Los del fondo, los que tocan fondo, los que no se detienen hasta llegar al fondo de la botella y, aun así, no alcanzan el fondo de la cuestión, los que fondean en aguas bajas y se quedan ahí, detenidos, en Matanzas huyen hacia el mismo sitio: bajo el puente de Tirry.
En ese tramo de la calle Nárvaez, donde el sol al filtrarse por las rejillas del puente motea todo y te entrega la luz en rombos, se reúnen los extraviados, los perdidos, los que no quieren regresar a casa, los punkies, los fugados de los Pres, los raperos, los k-popers que practican sus coreografías, los skaters, los enamorados de media tarde, los otakus.
Tal vez vayamos hacia allá, en peregrinación, para creernos como reza el dicho, como te rezo yo, que todo es agua bajo el puente. Necesitamos saber que igual que el río, aunque no queramos, todo fluye y por tanto, incluso, las penas más jodidas, más pesadas, con el tiempo se vuelven leves. Solo requiere eso: dejarnos llevar por la corriente, como los gupis, como los renacuajos, como los camarones, como las botellas de ron que arrojan a la corriente sin ningún mensaje en su interior.
Si el San Juan (no sé cómo puede ser santo con tanto pecado que se ha cometido en sus orillas) lo tenemos de frente, entonces encima se encuentra el Tirry. Si en el río hallamos la paz de saber que nada está en verdadera paz, sino que cambia constantemente, la mole de hierro roñosa encima nos recuerda el poder del hombre, que puede ser aplastado en cualquier momento.
Cada vez que un automóvil lo atraviesa, él gime. Suena como una sonrisa de cadenas que rechinan, un lamento oxidado o el llanto de los Golems. Uno, aunque sepa que no es así, no puede dejar de pensar que un día sus goznes cederán y se nos vendrá arriba. Es una idea que puede flotar tan atrás en tu mente que si te preguntan asegurarás que no está, pero sí.

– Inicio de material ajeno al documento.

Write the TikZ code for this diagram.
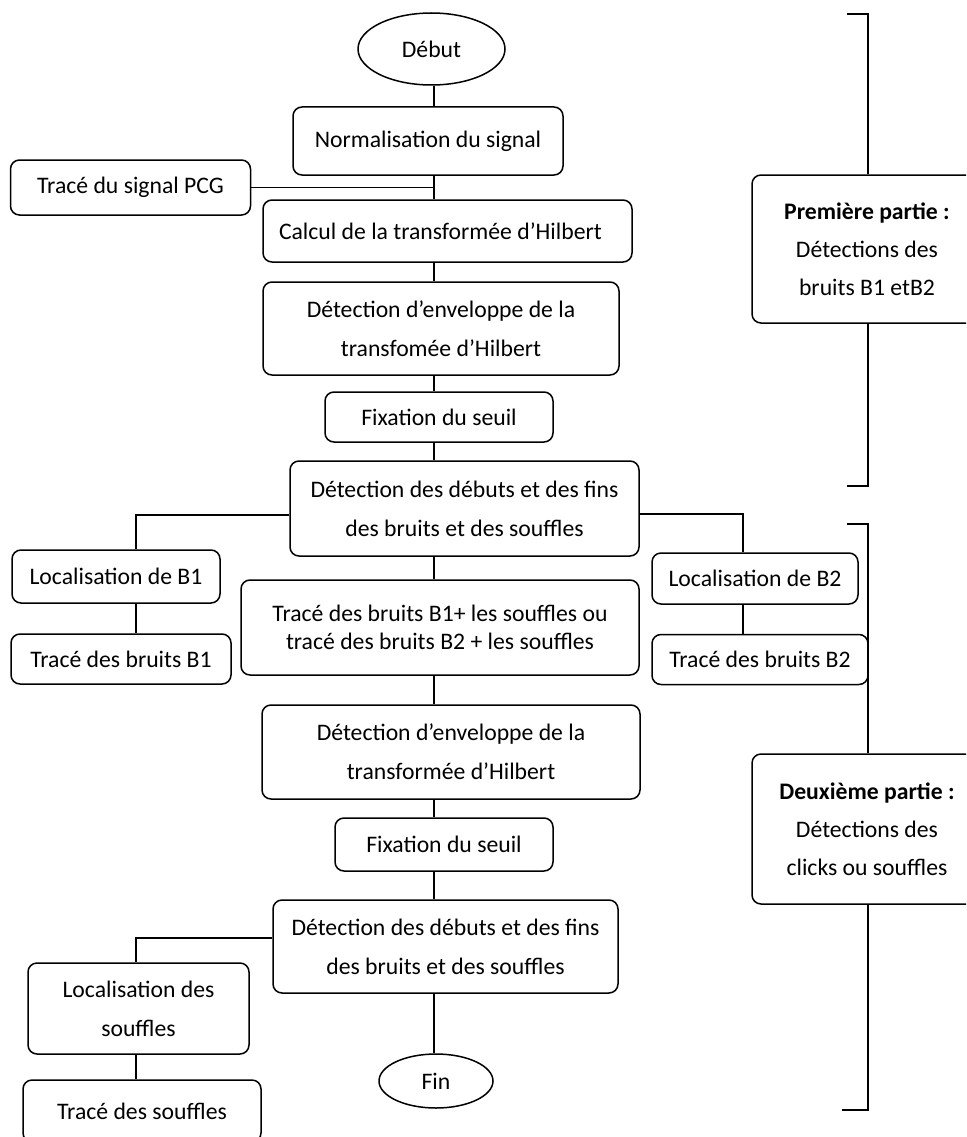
\documentclass[tikz,border=0pt]{standalone}
\usepackage{fontspec}
\setmainfont{Carlito}
\usetikzlibrary{shapes.geometric}
\begin{document}
\begin{tikzpicture}[x=1pt,y=-1pt,
  every node/.style={font=\fontsize{23.7}{39}\selectfont, text=black},
  box/.style={draw, line width=1.5pt, rounded corners=9pt, align=center, inner sep=0pt},
  oval/.style={draw, ellipse, line width=1.5pt, inner sep=0pt},
  conn/.style={line width=1.5pt}]
\useasboundingbox (0,0) rectangle (966,1137);
\clip (0,0) rectangle (966,1137);
\fill[white] (0,0) rectangle (966,1137);

% main column
\node[oval, minimum width=147, minimum height=72] (debut) at (431.5,49) {Début};
\node[box, minimum width=270, minimum height=68] (norm) at (428,141) {Normalisation du signal};
\node[box, minimum width=240, minimum height=55] (pcg) at (130.5,187.5) {Tracé du signal PCG};
\node[box, minimum width=369, minimum height=62, inner xsep=16] (calc) at (447.5,231) {\makebox[337pt][l]{Calcul de la transformée d’Hilbert}};
\node[box, minimum width=356, minimum height=93] (env1) at (441,328.5) {Détection d’enveloppe de la\\transfomée d’Hilbert};
\node[box, minimum width=228, minimum height=50] (fix1) at (439,417) {Fixation du seuil};
\node[box, minimum width=349, minimum height=95] (deb1) at (464.5,508.5) {Détection des débuts et des fins\\des bruits et des souffles};
\node[box, minimum width=208, minimum height=53] (locB1) at (116,576.5) {Localisation de B1};
\node[box, minimum width=220, minimum height=50] (trB1) at (121,659) {Tracé des bruits B1};
\node[box, minimum width=398, minimum height=95, font=\fontsize{23.7}{28}\selectfont] (trB12) at (440,627.5) {Tracé des bruits B1+ les souffles ou\\tracé des bruits B2 + les souffles};
\node[box, minimum width=206, minimum height=51] (locB2) at (755,578.5) {Localisation de B2};
\node[box, minimum width=216, minimum height=50] (trB2) at (760,659.5) {Tracé des bruits B2};
\node[box, minimum width=378, minimum height=94] (env2) at (451,752) {Détection d’enveloppe de la\\transformée d’Hilbert};
\node[box, minimum width=218, minimum height=53] (fix2) at (444,844.5) {Fixation du seuil};
\node[box, minimum width=345, minimum height=93] (deb2) at (445.5,946.5) {Détection des débuts et des fins\\des bruits et des souffles};
\node[box, minimum width=221, minimum height=91] (locS) at (138.5,1008.5) {Localisation des\\souffles};
\node[box, minimum width=238, minimum height=62] (trS) at (142,1111) {Tracé des souffles};
\node[oval, minimum width=114, minimum height=54] (fin) at (436,1081) {Fin};

% side parts
\node[box, minimum width=230, minimum height=148, font=\fontsize{23.7}{38}\selectfont] (p1) at (867,249) {\textbf{Première partie :}\\Détections des\\bruits B1 etB2};
\node[box, minimum width=230, minimum height=150, font=\fontsize{23.7}{38}\selectfont] (p2) at (867,829) {\textbf{Deuxième partie :}\\Détections des\\clicks ou souffles};

% connectors
\coordinate (tr) at (434,0);
\draw[conn] (debut.south -| tr) -- (norm.north -| tr);
\draw[conn] (norm.south -| tr) -- (calc.north -| tr);
\draw[conn] (pcg.east) -- (pcg.east -| tr);
\draw[conn] (calc.south -| tr) -- (env1.north -| tr);
\draw[conn] (env1.south -| tr) -- (fix1.north -| tr);
\draw[conn] (fix1.south -| tr) -- (deb1.north -| tr);
\draw[conn] (deb1.south -| tr) -- (trB12.north -| tr);
\draw[conn] (trB12.south -| tr) -- (env2.north -| tr);
\draw[conn] (env2.south -| tr) -- (fix2.north -| tr);
\draw[conn] (fix2.south -| tr) -- (deb2.north -| tr);
\draw[conn] (deb2.south -| tr) -- (fin.north -| tr);

\coordinate (bl1) at (136,515);
\coordinate (br1) at (743,514);
\coordinate (bl2) at (136,938);
\draw[conn] (deb1.west |- bl1) -- (bl1) -- (locB1.north -| bl1);
\draw[conn] (locB1.south -| bl1) -- (trB1.north -| bl1);
\draw[conn] (deb1.east |- br1) -- (br1) -- (locB2.north -| br1);
\draw[conn] (locB2.south -| br1) -- (trB2.north -| br1);
\draw[conn] (deb2.west |- bl2) -- (bl2) -- (locS.north -| bl2);
\draw[conn] (locS.south -| bl2) -- (trS.north -| bl2);

% brackets
\coordinate (b1ts) at (847,14);
\coordinate (b1t) at (868,14);
\coordinate (b1b) at (868,486);
\coordinate (b1bs) at (847,486);
\draw[conn] (b1ts) -- (b1t) -- (p1.north -| b1t);
\draw[conn] (p1.south -| b1t) -- (b1b) -- (b1bs);
\coordinate (b2ts) at (847,524);
\coordinate (b2t) at (868,524);
\coordinate (b2b) at (868,1110);
\coordinate (b2bs) at (842,1110);
\draw[conn] (b2ts) -- (b2t) -- (p2.north -| b2t);
\draw[conn] (p2.south -| b2t) -- (b2b) -- (b2bs);
\end{tikzpicture}
\end{document}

Te recuerda tu propia mortalidad, ese apuro que todos poseemos por vivir antes que cuando te toquen a la puerta no sea el de los mosquitos, ni los testigos de Jehová, ni tu padrino, sino la flaca. Estos dos elementos, el río y el puente encima, crean un concepto interesante, una especie de «carpe diem, momento mori»: aprovecha el día, recuerda que morirás.
Por tal motivo vamos hacia allá. No miraremos hacia arriba porque puede venir una señora en saya y no somos mirones, contemplativos sí, pero nunca rescabuchadores; pero sí le contaré mis problemas al río para que este se los lleve, bien lejos, al mar donde están los barcos petroleros que no acaban de arribar para que la bombilla de mi casa se encienda.
Cuando la ciudad repose como una gata gorda, y no haya más sitio que visitar, nos ocultaremos allí. Practicaremos los ollies en la patineta que quizá nos haga besar el cemento. Me contarás ese dolor que tienes clavado en la costilla y que nunca florecerá como una rosa de sangre. Quizá ni hablemos, solo miremos los pequeños peces que quieren comerse los pedazos de chatarra que han lanzado al San Juan, y nos demos un buche detrás de otro, en silencio, ahogándose, ahogándonos, en el fondo del río.